Eschatological Views in the Early Church
The doctrine of a premillennial return of Christ (also known as ‘chiliasm’ or ‘millenarianism’) was not necessarily held universally, nor regarded as orthodox doctrine by all in the early centuries of the Christian church. The Church historian Eusebius writes about the views of an early Christian named Papias (70-155 AD). Papias wrote of himself that he received the truths of Christianity from those who were acquainted with the apostles. Eusebius (263-339 AD approx.) was one of those who did not hold a premillennial view; he says of Papias: “he set down other things as coming to him from unwritten tradition, amongst these some strange parables and instructions of the Saviour, and some other things of a more fabulous nature. Amongst these he says that there will be a millennium after the resurrection from the dead, when the personal reign of Christ will be established on this earth” (“Ante-Nicene Fathers” vol 1, “Fragments of Papias” p 154, Hendrickson Publ).
And Justin Martyr (100-165 CE), in his dialogue with a Jew named Trypho, admitted that while he himself held to a chiliast (millenarian) view, not every Christian did. The discussion is as follows: “And Trypho to this replied, ‘I remarked to you sir, that you are very anxious to be safe in all respects, since you cling to the Scriptures. But tell me, do you really admit that this place, Jerusalem, shall be rebuilt; and do you expect your people to be gathered together, and made joyful with Christ and the patriarchs, and the prophets, both the men of our nation, and other proselytes who joined them before your Christ came?’……..‘I am not so miserable a fellow, Trypho, as to say one thing, and think another. I admitted to you formerly, that I and many others are of this opinion, and [believe] that such will take place, as you assuredly are aware; but on the other hand, I signified to you that many who belong to the pure and pious faith, and are true Christians, think otherwise’” (“Ante-Nicene Fathers” vol 1, “Dialogue with Trypho”, Justin Martyr, p 239, Hendrickson Pub.).
So the form of Millennialism held in the early Church was quite different to the Dispensational Premillennialism of today. In Chiliasm, there was no rapture, no Great Tribulation, and no restored national Israel in a thousand reign of Christ on earth. The Israel of Chiliasm was a spiritual Israel i.e. all who confessed Christ as Saviour, regardless of ethnic or national origin. The Israel of Chiliasm was the Church that Jesus was building (Matt 16:18; Eph 2:13-22 cf 3:10, 21). And, contrary to what Premillennialists claim, that Augustine was responsible for the abandonment of Premillennialism by the churches because of his so-called spiritualising of the prophecies, Chiliasm died a natural death in the process of time as Christians developed a better understanding of scripture and how the prophecies related to the world around them (Eschatology – The views of Augustine | Britannica).

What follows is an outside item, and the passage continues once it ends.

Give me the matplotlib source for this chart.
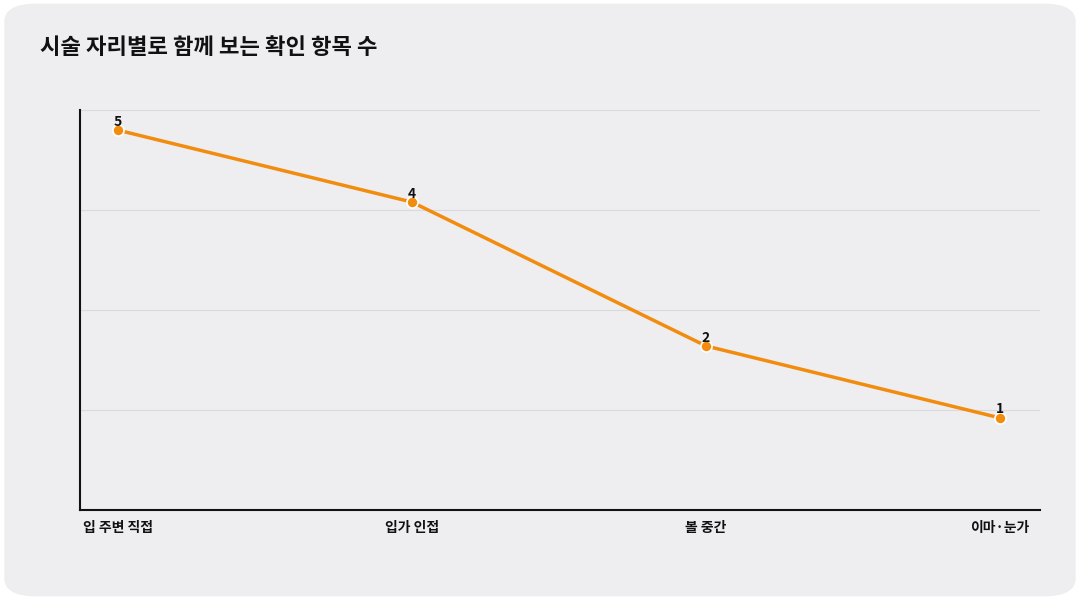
import matplotlib
matplotlib.use("Agg")
import matplotlib.pyplot as plt
from matplotlib.patches import FancyBboxPatch
import numpy as np

plt.rcParams['font.family'] = ['Noto Sans CJK KR', 'DejaVu Sans']

categories = ["입 주변 직접", "입가 인접", "볼 중간", "이마·눈가"]
values = [5, 4, 2, 1]
title = "시술 자리별로 함께 보는 확인 항목 수"

fig = plt.figure(figsize=(10.8, 6.0), dpi=100)
fig.patch.set_facecolor('white')
fig.patches.append(FancyBboxPatch((0.004, 0.006), 0.992, 0.988, boxstyle="round,pad=0,rounding_size=0.03",
                                  transform=fig.transFigure, facecolor='#eeeef1', edgecolor='none', zorder=-10))
ax = fig.add_axes([80/1080, 90/600, 960/1080, 400/600])
ax.set_facecolor('none')
x = np.arange(len(categories))
ax.plot(x, values, color='#f28c0f', lw=2.5, marker='o', ms=8, mfc='#f28c0f', mec='white', mew=1.2, zorder=3)
for xi, v in zip(x, values):
    ax.text(xi, v + 0.02, str(v), ha='center', va='bottom', fontsize=10, fontweight='bold', color='#111111', zorder=4)
ax.set_xlim(-0.129, 3.136)
ax.set_ylim(-0.28, 5.28)
ax.set_yticks(np.linspace(-0.28, 5.28, 5)[1:])
ax.set_yticklabels([])
ax.tick_params(axis='y', length=0)
ax.grid(axis='y', color='#d9d9de', lw=0.8)
ax.set_xticks(x)
ax.set_xticklabels(categories, fontsize=10, fontweight='bold', color='#111111')
ax.tick_params(axis='x', length=0, pad=8)
for s in ['top', 'right']:
    ax.spines[s].set_visible(False)
for s in ['left', 'bottom']:
    ax.spines[s].set_color('#111111')
    ax.spines[s].set_linewidth(1.5)
fig.text(40/1080, 1 - 48/600, title, fontsize=16, fontweight='bold', va='center', ha='left', color='#111111')
fig.savefig('out.png', dpi=100)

Dispensational Premillennialism is a false gospel because it has a restored national Israel reigning with Christ for a thousand years, with a fully restored Levitical priesthood complete with altar and animal sacrifices. And in order to implement this, Christ’s work on the cross and his unique priesthood (Heb ch 7) is shoved aside so that the “better covenant, which was established on better promises” (Heb 8:6) i.e. the New Covenant, could be revoked and replaced by the temporary and faulty Old Covenant (Heb 8:8-9); and God’s people put back under Mosaic law (Heb 8:10-13). Such a doctrine is utterly blasphemous, yet Premillennialists reject and vilify Amillennialism, which is thoroughly biblical and a faithful expression of the gospel and the New Covenant. They would dethrone God and nullify Christ’s finished work on the cross just so they can promote their own false gospel: “I am astonished that you are so quickly deserting the one who called you in the grace of Christ to a different gospel – not that there is another gospel, but there are some who are confusing you and want to pervert the gospel of Christ. But even if we or an angel from heaven should proclaim to you a gospel contrary to what we proclaimed to you, let that one be accursed” (Gal 1:7-9 NRSV).